I am tired.

14 May

I am tired. In the sleepless, exasperated, jaded and honestly angry way, I am tired. I joined People and Planet looking to bolster the tail end of a successful three year campaign for divestment, but was only met with vague half-promises on the part of the University of Edinburgh. The narrative on the part of the university has been one of time and patience; the time for that has passed. Last year New Zealand accepted the first climate change refugee, only after he and his family had lived in the country for seven years. Despite the profoundly immoral nature of an economic valuation of climate change, the University continues to assure us that the developing world needs fossil fuels in order to develop. I would challenge Charlie Jeffery, senior vice-principal of the university, to inform the thousands living on low-lying island nations whose fields will lay salted and fallow, whose families will go hungry, whose homeland will be obliterated by climate change that this is the answer. All too quickly, Mr. Jeffery, the investment board and court full of bankers, and the usual bureaucratic suspects have dismissed divestment as ‘not in the university’s best interests’. In continuing to invest in fossil fuels, we are rapidly approaching a climate genocide in which, regardless of the level to which we address our cognitive dissonance, we will all be complicit. The unfortunate reality is that we are born into a commodified lifestyle. This can change.
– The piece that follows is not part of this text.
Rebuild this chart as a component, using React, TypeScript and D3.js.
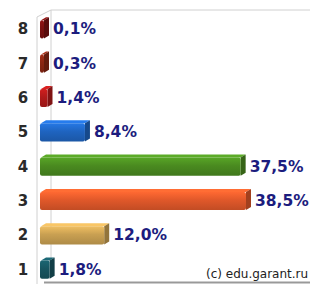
import * as d3 from 'd3';

const categories = ['8', '7', '6', '5', '4', '3', '2', '1'];
const values = [0.1, 0.3, 1.4, 8.4, 37.5, 38.5, 12.0, 1.8];
const labels = ['0,1%', '0,3%', '1,4%', '8,4%', '37,5%', '38,5%', '12,0%', '1,8%'];
const colors = ['#7a1010', '#8a2612', '#b01a1a', '#1f64c0', '#4a8a20', '#e0582a', '#c9a052', '#175560'];

const width = 310,
	height = 284;

const depth = { dx: 5, dy: -3 };
const minBar = 4;

export default function App() {
	const x = d3.scaleLinear().domain([0, 38.5]).range([40, 246]);
	const y = d3.scaleBand().domain(categories).range([12, 287]).paddingInner(0.47).paddingOuter(0.24);
	const bh = y.bandwidth();

	return (
		<svg
			width={width}
			height={height}
			style={{ position: 'absolute', left: 0, top: 0, background: '#fff' }}
			fontFamily="DejaVu Sans, sans-serif"
		>
			<defs>
				{colors.map((c, i) => (
					<linearGradient key={i} id={`g${i}`} x1="0" x2="0" y1="0" y2="1">
						<stop offset="0" stopColor={d3.color(c)!.brighter(0.5).toString()} />
						<stop offset="0.45" stopColor={c} />
						<stop offset="1" stopColor={d3.color(c)!.darker(0.4).toString()} />
					</linearGradient>
				))}
			</defs>

			{/* title, only its lower edge shows */}
			<text x={170} y={-1} textAnchor="middle" fontSize={12} fill="#3a9a3a" opacity={0.6}>
				(Московская область)
			</text>

			{/* walls */}
			<g stroke="#d0d0d0" fill="none">
				<line x1={51} x2={width} y1={10} y2={10} />
				<line x1={51} x2={51} y1={10} y2={277} />
				<line x1={37} x2={51} y1={17} y2={10} />
				<line x1={37} x2={37} y1={17} y2={284} />
			</g>
			<line x1={44} x2={width} y1={282.5} y2={282.5} stroke="#999" strokeWidth={2} />

			{categories.map((c, i) => {
				const y0 = y(c)!;
				const x0 = x(0);
				const x1 = Math.max(x(values[i]), x0 + minBar);
				const base = d3.color(colors[i])!;
				return (
					<g key={c}>
						<text
							x={23}
							y={y0 + bh / 2}
							textAnchor="middle"
							dominantBaseline="central"
							fontSize={15}
							fontWeight="bold"
							fill="#2a2a2a"
						>
							{c}
						</text>
						<polygon
							points={`${x0 + 1},${y0} ${x0 + 1 + depth.dx},${y0 + depth.dy} ${x1 + depth.dx},${y0 + depth.dy} ${x1},${y0}`}
							fill={base.brighter(0.6).toString()}
						/>
						<polygon
							points={`${x1},${y0} ${x1 + depth.dx},${y0 + depth.dy} ${x1 + depth.dx},${y0 + bh + depth.dy} ${x1},${y0 + bh}`}
							fill={base.darker(0.9).toString()}
						/>
						<rect x={x0} y={y0} width={x1 - x0} height={bh} rx={2} fill={`url(#g${i})`} />
						<text
							x={x1 + depth.dx + 4}
							y={y0 + bh / 2}
							dominantBaseline="central"
							fontSize={15.5}
							fontWeight="bold"
							fill="#1c1c7e"
						>
							{labels[i]}
						</text>
					</g>
				);
			})}

			<text x={206} y={278} fontSize={12} fill="#222">
				(c) edu.garant.ru
			</text>
		</svg>
	);
}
In my time occupying the Charles Stewart House at the University of Edinburgh, I have been deeply inspired by my peers and by members of staff who persist in supporting the cause of divestment despite facing pressure not to from the University. In our day to day meetings and consensus based decision making, I recall the words of the German philosopher Gustav Landauer who said, ‘The State is a condition, a certain relationship among human beings, a mode of behaviour, we [change] it by contracting other relationships, by behaving differently toward one and other… We are the State and continue to be the State until we have created the institutions that form a real community.’ We are rapidly approaching the tipping point of climate change but we still only just have time to change. If we view the earth as a condition, as an entity with which we can have a sustainable and healthy relationship starting with divestment, we still have time to contract other relationships, to behave differently, to create institutions that form the new community. Join us, occupy the planet.